(Rows from a dataset of charts and code)
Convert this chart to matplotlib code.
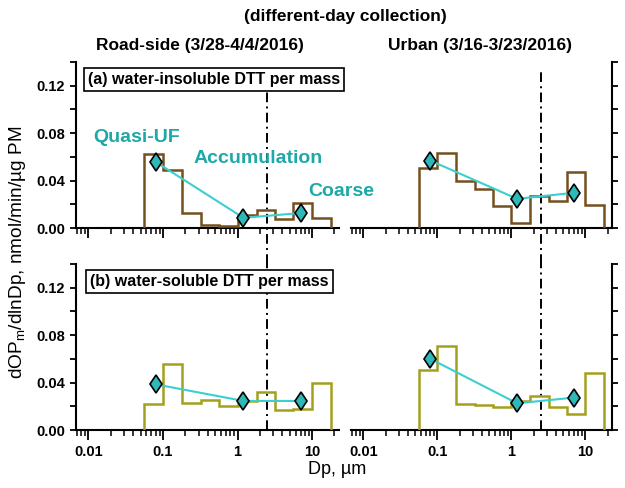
import numpy as np
import matplotlib
matplotlib.use("Agg")
import matplotlib.pyplot as plt
from matplotlib.ticker import LogLocator, NullFormatter, MultipleLocator, FixedLocator, FixedFormatter

plt.rcParams['font.family'] = ['Liberation Sans', 'DejaVu Sans']

# ---- data ----
edges = [0.056, 0.1, 0.18, 0.32, 0.56, 1.0, 1.8, 3.2, 5.6, 10, 18]
road_insol = [0.0626, 0.049, 0.0126, 0.0026, 0.0014, 0.011, 0.0149, 0.0077, 0.021, 0.0086]
urban_insol = [0.0506, 0.0634, 0.0397, 0.0326, 0.0186, 0.0046, 0.0271, 0.0226, 0.0474, 0.0197]
road_sol = [0.0216, 0.0559, 0.0225, 0.0253, 0.0202, 0.0245, 0.032, 0.0166, 0.018, 0.040]
urban_sol = [0.0506, 0.0705, 0.0222, 0.0208, 0.0197, 0.0242, 0.0287, 0.0197, 0.0135, 0.0483]

mode_dp = [0.08, 1.2, 7.0]
road_insol_mode = [0.0557, 0.0086, 0.0126]
urban_insol_mode = [0.0569, 0.0246, 0.0297]
road_sol_mode = [0.0385, 0.0245, 0.0245]
urban_sol_mode = [0.0601, 0.0225, 0.0273]

cut_dp = 2.5
xticks = [0.01, 0.1, 1, 10]
xticklabels = ['0.01', '0.1', '1', '10']
yticks = [0.00, 0.04, 0.08, 0.12]
yticklabels = ['0.00', '0.04', '0.08', '0.12']

BROWN = '#75501f'
OLIVE = '#a3a01e'
CYAN = '#3ccfd0'
TEAL_FILL = '#2fb8b8'
TEAL_TEXT = '#1fa8a8'

fig = plt.figure(figsize=(6.25, 4.88), dpi=100)
W, H = 625, 488

def axes_px(x0, y0, x1, y1):
    return fig.add_axes([x0 / W, 1 - y1 / H, (x1 - x0) / W, (y1 - y0) / H])

ax_tl = axes_px(76, 62, 339, 228)
ax_tr = axes_px(351, 62, 612, 228)
ax_bl = axes_px(76, 264, 339, 430)
ax_br = axes_px(351, 264, 612, 430)

panels = [
    (ax_tl, road_insol, road_insol_mode, BROWN, 'left', True),
    (ax_tr, urban_insol, urban_insol_mode, BROWN, 'right', True),
    (ax_bl, road_sol, road_sol_mode, OLIVE, 'left', False),
    (ax_br, urban_sol, urban_sol_mode, OLIVE, 'right', False),
]

for ax, vals, modes, col, side, top in panels:
    ax.set_xscale('log')
    ax.set_xlim(0.0068, 23)
    ax.set_ylim(0, 0.14)
    ax.stairs(vals, edges, baseline=0, color=col, lw=1.8, zorder=3)
    ax.plot(mode_dp, modes, color=CYAN, lw=1.5, zorder=4)
    ax.plot(mode_dp, modes, linestyle='none', marker='d', markersize=9.5,
            markerfacecolor=TEAL_FILL, markeredgecolor='black', markeredgewidth=1.2, zorder=5)
    if top:
        ax.axvline(cut_dp, ymin=-0.217, ymax=0.964, color='black', lw=1.4,
                   linestyle=(0, (5, 2.2, 1, 2.2)), clip_on=False, zorder=2)
    else:
        ax.axvline(cut_dp, ymin=0, ymax=1, color='black', lw=1.4,
                   linestyle=(0, (5, 2.2, 1, 2.2)), clip_on=False, zorder=2)
    for s in ['top', 'left', 'right', 'bottom']:
        ax.spines[s].set_visible(False)
    ax.spines['bottom'].set_visible(True)
    ax.spines[side].set_visible(True)
    for s in ax.spines.values():
        s.set_linewidth(1.5)
    ax.xaxis.set_major_locator(FixedLocator(xticks))
    ax.xaxis.set_minor_locator(LogLocator(base=10, subs=np.arange(2, 10)))
    ax.xaxis.set_minor_formatter(NullFormatter())
    ax.yaxis.set_major_locator(FixedLocator(yticks))
    ax.yaxis.set_minor_locator(MultipleLocator(0.02))
    ax.tick_params(axis='x', which='major', direction='out', length=7, width=1.3)
    ax.tick_params(axis='x', which='minor', direction='out', length=4, width=1.1)
    ax.tick_params(axis='y', which='both', direction='out', length=4.5, width=1.3)
    if side == 'left':
        ax.yaxis.set_ticks_position('left')
        ax.set_yticklabels(yticklabels, fontsize=10.5, fontweight='bold')
    else:
        ax.yaxis.set_ticks_position('right')
        ax.set_yticklabels([])
    if top:
        ax.set_xticklabels([])
    else:
        ax.xaxis.set_major_formatter(FixedFormatter(xticklabels))
        for lab in ax.get_xticklabels():
            lab.set_fontsize(10.5)
            lab.set_fontweight('bold')
    ax.patch.set_alpha(0)

box = dict(boxstyle='square,pad=0.25', facecolor='white', edgecolor='black', linewidth=1.2)
ax_tl.text(0.045, 0.895, '(a) water-insoluble DTT per mass', transform=ax_tl.transAxes,
           fontsize=11.5, fontweight='bold', va='center', ha='left', bbox=box, zorder=10)
ax_bl.text(0.055, 0.895, '(b) water-soluble DTT per mass', transform=ax_bl.transAxes,
           fontsize=11.5, fontweight='bold', va='center', ha='left', bbox=box, zorder=10)

ax_tl.text(0.0117, 0.0765, 'Quasi-UF', color=TEAL_TEXT, fontsize=14, fontweight='bold',
           ha='left', va='center', clip_on=False)
ax_tl.text(0.26, 0.0583, 'Accumulation', color=TEAL_TEXT, fontsize=14, fontweight='bold',
           ha='left', va='center', clip_on=False)
ax_tl.text(8.8, 0.0304, 'Coarse', color=TEAL_TEXT, fontsize=14, fontweight='bold',
           ha='left', va='center', clip_on=False)

fig.text(345 / W, 1 - 16 / H, '(different-day collection)', fontsize=12.5, fontweight='bold',
         ha='center', va='center')
fig.text(200 / W, 1 - 46 / H, 'Road-side (3/28-4/4/2016)', fontsize=12.5, fontweight='bold',
         ha='center', va='center')
fig.text(480 / W, 1 - 46 / H, 'Urban (3/16-3/23/2016)', fontsize=12.5, fontweight='bold',
         ha='center', va='center')
fig.text(18 / W, 1 - 252 / H, 'dOP$_\\mathregular{m}$/dlnDp, nmol/min/µg PM', fontsize=13.7,
         rotation=90, ha='center', va='center')
fig.text(337 / W, 1 - 470 / H, 'Dp, µm', fontsize=13, ha='center', va='center')

fig.savefig('out.png', dpi=100)
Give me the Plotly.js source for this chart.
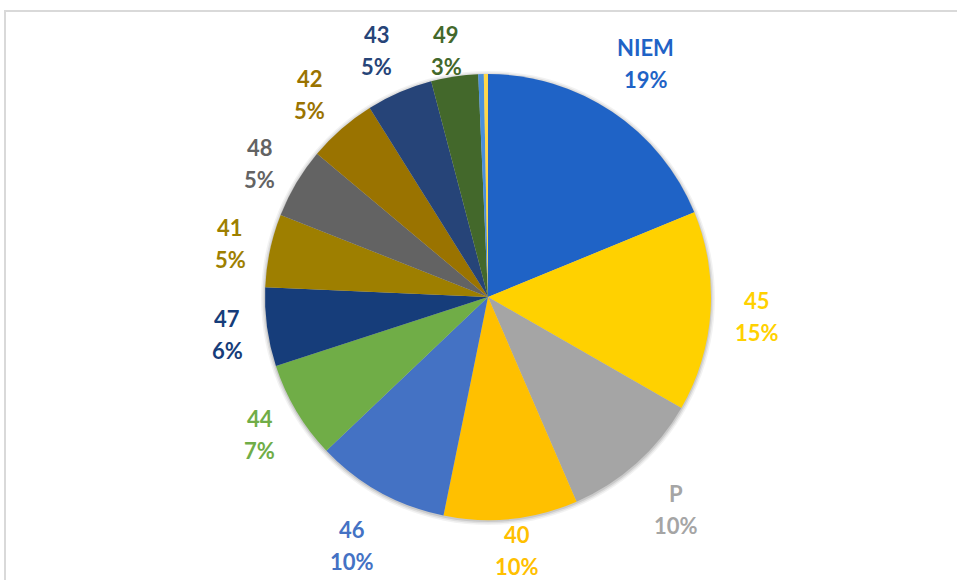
<!DOCTYPE html>
<html>
<head>
<meta charset="utf-8">
<script src="https://cdn.plot.ly/plotly-3.0.1.min.js"></script>
<style>
  html, body { margin: 0; padding: 0; background: #ffffff; }
  #wrap { position: relative; width: 957px; height: 580px; overflow: hidden; }
  #frame { position: absolute; left: 4px; top: 10px; width: 1000px; height: 1000px;
           border-left: 2px solid #d9d9d9; border-top: 2px solid #d9d9d9; box-sizing: border-box; }
  #chart { position: absolute; left: 0; top: 0; width: 957px; height: 580px; }
</style>
</head>
<body>
<div id="wrap">
  <div id="frame"></div>
  <div id="chart"></div>
</div>
<script>
// ---- data ----
const categories = ["NIEM", "45", "P", "40", "46", "44", "47", "41", "48", "42", "43", "49", "S1", "S2"];
const shares = [18.8, 14.5, 10.2, 9.7, 9.7, 7.1, 5.7, 5.3, 5.1, 5.0, 4.8, 3.4, 0.4, 0.3];
const percentLabels = ["19%", "15%", "10%", "10%", "10%", "7%", "6%", "5%", "5%", "5%", "5%", "3%", "", ""];
const showLabel = [true, true, true, true, true, true, true, true, true, true, true, true, false, false];
const sliceColors = ["#1F63C6", "#FFD100", "#A5A5A5", "#FFC000", "#4472C4", "#70AD47", "#163D7A",
                     "#9E7F00", "#636363", "#9A7300", "#264478", "#43682B", "#4A90DC", "#FFD84A"];

// ---- geometry ----
const W = 957, H = 580;
const M = { l: 100, r: 81, t: 74, b: 60 };
const plotW = W - M.l - M.r, plotH = H - M.t - M.b;
const R = Math.min(plotW, plotH) / 2;
const cx = M.l + plotW / 2, cy = M.t + plotH / 2;

const total = shares.reduce((a, b) => a + b, 0);
const annotations = [];
let cum = 0;
const fontFam = "Lato, 'Open Sans', sans-serif";
for (let i = 0; i < categories.length; i++) {
  const mid = (cum + shares[i] / 2) / total * 2 * Math.PI;
  cum += shares[i];
  if (!showLabel[i]) continue;
  const s = Math.sin(mid), c = Math.cos(mid);
  const maxLen = Math.max(categories[i].length, percentLabels[i].length);
  const hw = maxLen * 7 + 2, hh = 30;
  const edge = Math.min(Math.abs(s) > 1e-6 ? hw / Math.abs(s) : 1e9,
                        Math.abs(c) > 1e-6 ? hh / Math.abs(c) : 1e9);
  const d = R + 24 + edge;
  const px = cx + d * s;
  let py = cy - d * c;
  // keep label blocks inside the chart area
  py = Math.max(48, Math.min(548, py)) + 2;
  const xp = (px - M.l) / plotW, yp = (H - M.b - py) / plotH;
  const col = sliceColors[i];
  annotations.push({ x: xp, y: yp, xref: "paper", yref: "paper", text: categories[i],
    showarrow: false, yshift: 16, xanchor: "center", yanchor: "middle",
    font: { family: fontFam, size: 22, color: col, weight: "bold" } });
  annotations.push({ x: xp, y: yp, xref: "paper", yref: "paper", text: percentLabels[i],
    showarrow: false, yshift: -16, xanchor: "center", yanchor: "middle",
    font: { family: fontFam, size: 22, color: col, weight: "bold" } });
}

// soft shadow rings behind the pie
const shapes = [];
[[R + 4, 0.05], [R + 2.5, 0.07], [R + 1, 0.10]].forEach(([rr, op]) => {
  shapes.push({ type: "circle", xref: "paper", yref: "paper", layer: "below",
    x0: (cx - rr - M.l) / plotW, x1: (cx + rr - M.l) / plotW,
    y0: (H - M.b - (cy + rr + 1)) / plotH, y1: (H - M.b - (cy - rr + 1)) / plotH,
    fillcolor: "rgba(0,0,0," + op + ")", line: { width: 0 } });
});

const trace = {
  type: "pie",
  labels: categories,
  values: shares,
  sort: false,
  direction: "clockwise",
  rotation: 0,
  textinfo: "none",
  hoverinfo: "label+percent",
  marker: { colors: sliceColors, line: { width: 0 } },
  showlegend: false
};

Plotly.newPlot("chart", [trace], {
  width: W, height: H,
  margin: M,
  paper_bgcolor: "rgba(0,0,0,0)",
  plot_bgcolor: "rgba(0,0,0,0)",
  showlegend: false,
  annotations: annotations,
  shapes: shapes
}, { displayModeBar: false, staticPlot: true });
</script>
</body>
</html>
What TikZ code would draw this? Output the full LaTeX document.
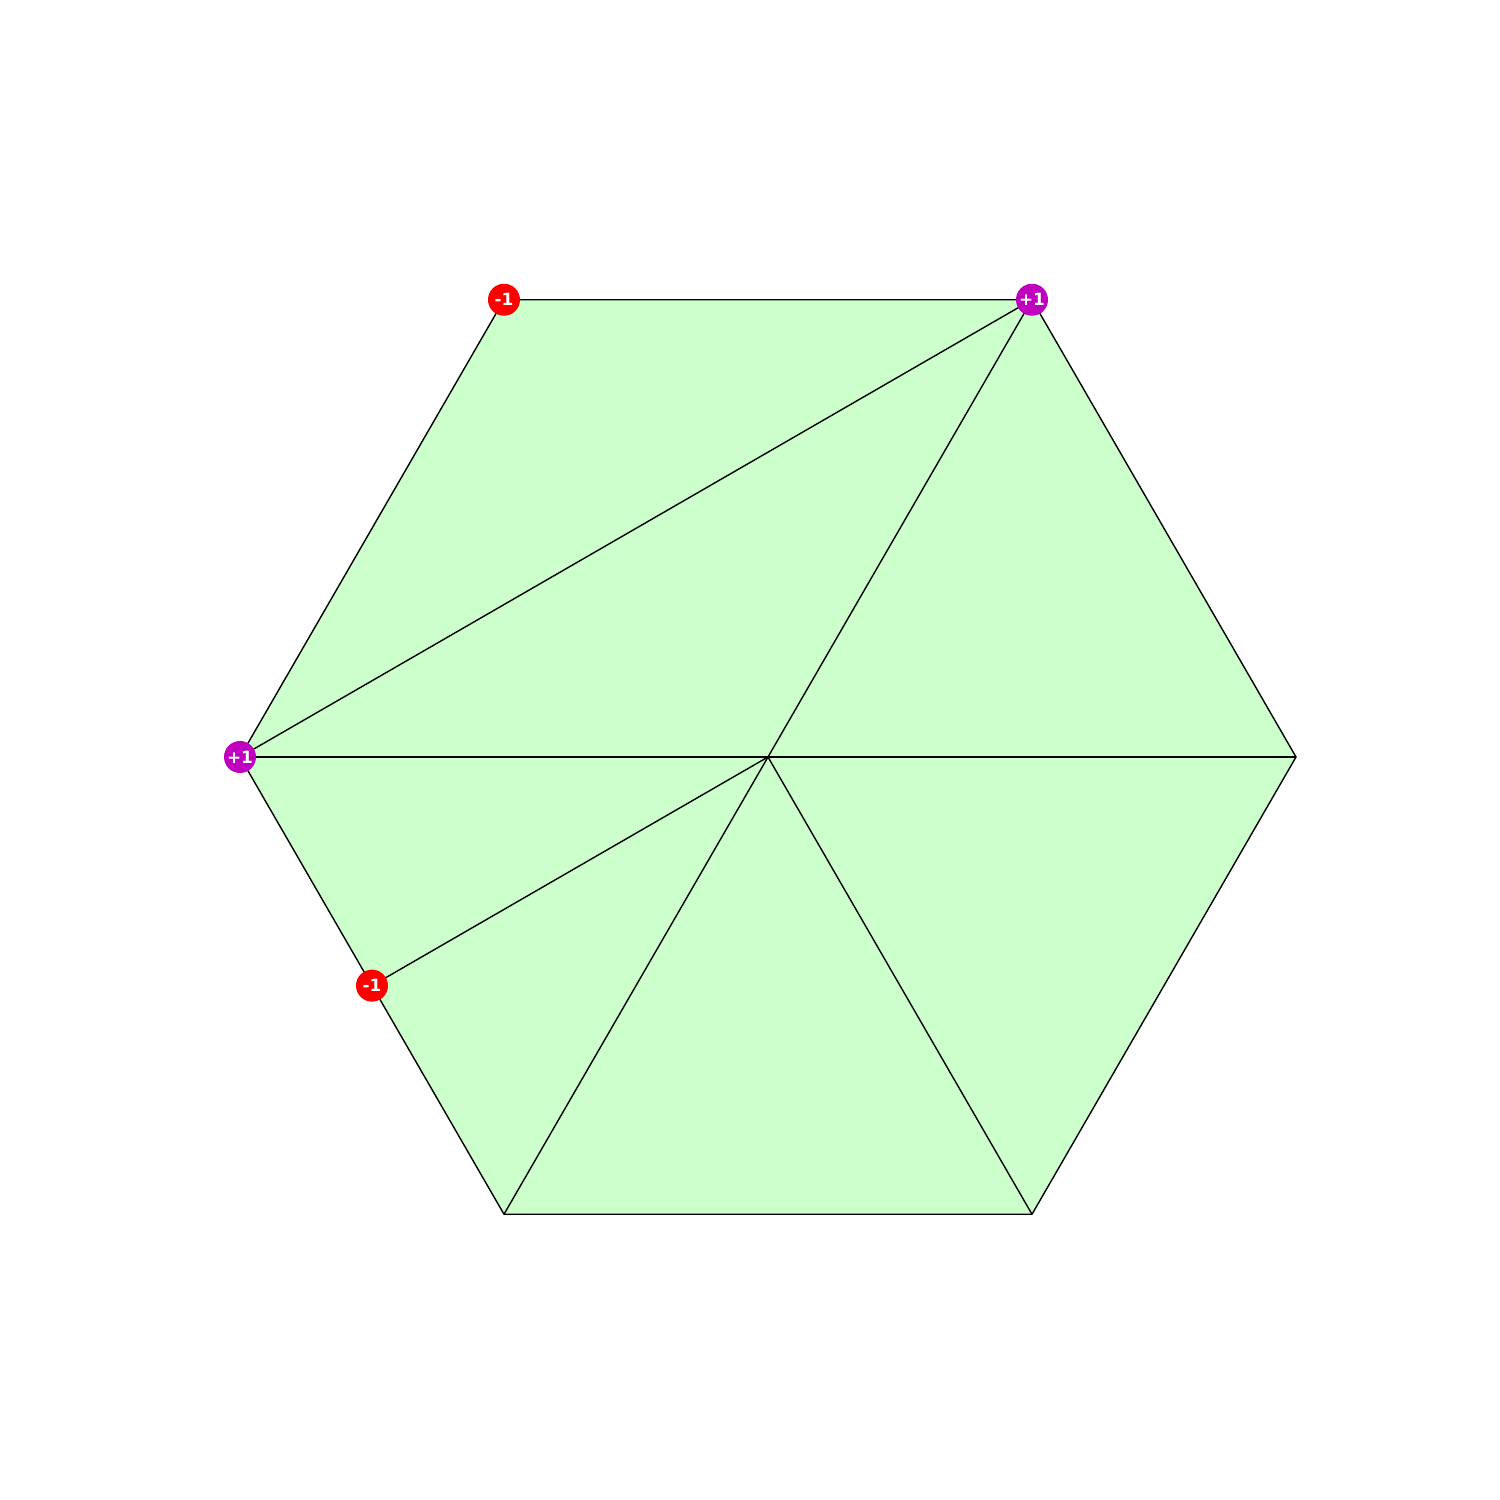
\documentclass[tikz,border=0pt]{standalone}
\usepackage{fontspec}
\setsansfont{DejaVu Sans}
\usepackage{tikz}
\usetikzlibrary{positioning,calc}
\definecolor{facegreen}{HTML}{CCFFCC}
\definecolor{minusred}{HTML}{FF0000}
\definecolor{plusmagenta}{HTML}{BF00BF}

\begin{document}
\begin{tikzpicture}[
  edge/.style={draw=black,line width=0.4pt},
  charge/.style={circle,inner sep=0pt,minimum size=0.32cm,text=white,
                 font=\sffamily\bfseries\fontsize{4.8}{5.5}\selectfont},
  negcharge/.style={charge,fill=minusred},
  poscharge/.style={charge,fill=plusmagenta}
]
\useasboundingbox (0,0) rectangle (15,15);
\coordinate (c) at (7.68,7.43);
\foreach \i in {0,...,5}
  \coordinate (v\i) at ($(c)+(60*\i:5.28)$);
\coordinate (m) at ($(v3)!0.5!(v4)$);
\fill[facegreen] (v0)--(v1)--(v2)--(v3)--(v4)--(v5)--cycle;
\draw[edge] (v0)--(v1)--(v2)--(v3)--(v4)--(v5)--cycle;
\foreach \i in {0,1,3,4,5}
  \draw[edge] (c)--(v\i);
\draw[edge] (v3)--(v1);
\draw[edge] (c)--(m);
\node[negcharge] (n2) at (v2) {-1};
\node[poscharge] (p1) at (v1) {+1};
\node[poscharge] (p3) at (v3) {+1};
\node[negcharge] (nm) at (m) {-1};
\end{tikzpicture}
\end{document}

* **Brief**
Make an exact copy of the lines from the top of the material through the line with "0.0197, 0.0135, 0.0483]", pictures excluded.

* **Correct result**
Convert this chart to matplotlib code.
import numpy as np
import matplotlib
matplotlib.use("Agg")
import matplotlib.pyplot as plt
from matplotlib.ticker import LogLocator, NullFormatter, MultipleLocator, FixedLocator, FixedFormatter

plt.rcParams['font.family'] = ['Liberation Sans', 'DejaVu Sans']

# ---- data ----
edges = [0.056, 0.1, 0.18, 0.32, 0.56, 1.0, 1.8, 3.2, 5.6, 10, 18]
road_insol = [0.0626, 0.049, 0.0126, 0.0026, 0.0014, 0.011, 0.0149, 0.0077, 0.021, 0.0086]
urban_insol = [0.0506, 0.0634, 0.0397, 0.0326, 0.0186, 0.0046, 0.0271, 0.0226, 0.0474, 0.0197]
road_sol = [0.0216, 0.0559, 0.0225, 0.0253, 0.0202, 0.0245, 0.032, 0.0166, 0.018, 0.040]
urban_sol = [0.0506, 0.0705, 0.0222, 0.0208, 0.0197, 0.0242, 0.0287, 0.0197, 0.0135, 0.0483]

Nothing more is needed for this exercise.